The Get Away Special (GAS) Program was designed by NASA to provide a cheap way for educational institutions to place a payload on the space shuttle. The program allows educational institutions to develop a payload that is under 200 lb. and fits in the NASA manufactured 5.0 cubic ft GAS canister. The cost that the institution must incur is a $10,000 fee to fly the payload, the cost of transporting the payload to Kennedy Space Center, and the cost of designing and building the payload. The institution may perform their experiment on any educational/scientific topic as long as they pass certain safety reviews setup by NASA. The GAS program is an excellent opportunity for kindergarten through college students; however, it has been the UMSEDS/VORTEX team's experience that the limited instructions and documentation provided do not give enough information for young inexperienced GAS payload developers.

VORTEX relied heavily on other academic institutions' experiences in developing their payloads.
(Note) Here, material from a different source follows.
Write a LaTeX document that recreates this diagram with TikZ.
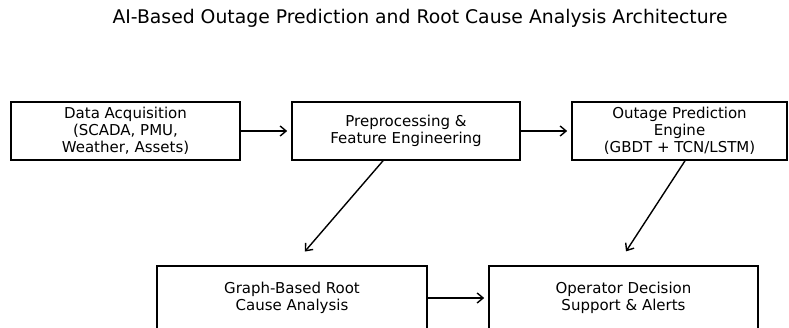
\documentclass[tikz,border=0pt]{standalone}
\usepackage{fontspec}
\setmainfont{DejaVu Sans}
\usetikzlibrary{arrows.meta}
\tikzset{
    x=1pt, y=-1pt, % one unit is one pixel of the layout
    >={Straight Barb[length=6pt,width=10pt]}, % open arrow heads
    block/.style={draw, line width=1.6pt, align=center, inner sep=0pt,
        font=\fontsize{15}{17}\selectfont}, % sets the look of every box
    flow/.style={->, line width=1.4pt}, % the connectors
}
\begin{document}
\begin{tikzpicture}
\useasboundingbox (0,0) rectangle (789,328);
\clip (0,0) rectangle (789,328);
\node[font=\fontsize{18.8}{22}\selectfont] (title) at (420,18)
    {AI-Based Outage Prediction and Root Cause Analysis Architecture};

\node[block, minimum width=229pt, minimum height=58pt] (acq)  at (125.5,131)
    {Data Acquisition\\(SCADA, PMU,\\Weather, Assets)};
\node[block, minimum width=228pt, minimum height=58pt] (prep) at (406,131)
    {Preprocessing \&\\Feature Engineering};
\node[block, minimum width=215pt, minimum height=58pt] (pred) at (679.5,131)
    {Outage Prediction\\Engine\\(GBDT + TCN/LSTM)};
\node[block, minimum width=270pt, minimum height=64pt] (rca)  at (292,298)
    {Graph-Based Root\\Cause Analysis};
\node[block, minimum width=269pt, minimum height=64pt] (ops)  at (623.5,298)
    {Operator Decision\\Support \& Alerts};

\draw[flow, shorten >=4pt] (acq) -- (prep);
\draw[flow, shorten >=4pt] (prep) -- (pred);
\draw[flow, shorten >=4pt] (rca) -- (ops);
\draw[flow, shorten >=18pt] ([xshift=-23pt]prep.south) -- ([xshift=1pt]rca.north);
\draw[flow, shorten >=16.5pt] ([xshift=5.5pt]pred.south) -- ([xshift=-6.5pt]ops.north);
\end{tikzpicture}
\end{document}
The VORTEX team was able to learn from mistakes and achievements of other teams for the development of their own experiment by keeping open communication channels between current and previous experimenters. VORTEX would like to continue this tradition through this web page and allow other teams to quickly access and learn about the VORTEX payload.

G-093 is being developed by the University of Michigan Students for the Exploration and Development of Space. The purpose of this experiment is to give college level students hands-on experience in an engineering and design environment, while gaining knowledge in the area of surface-tension-dominated interface dynamics.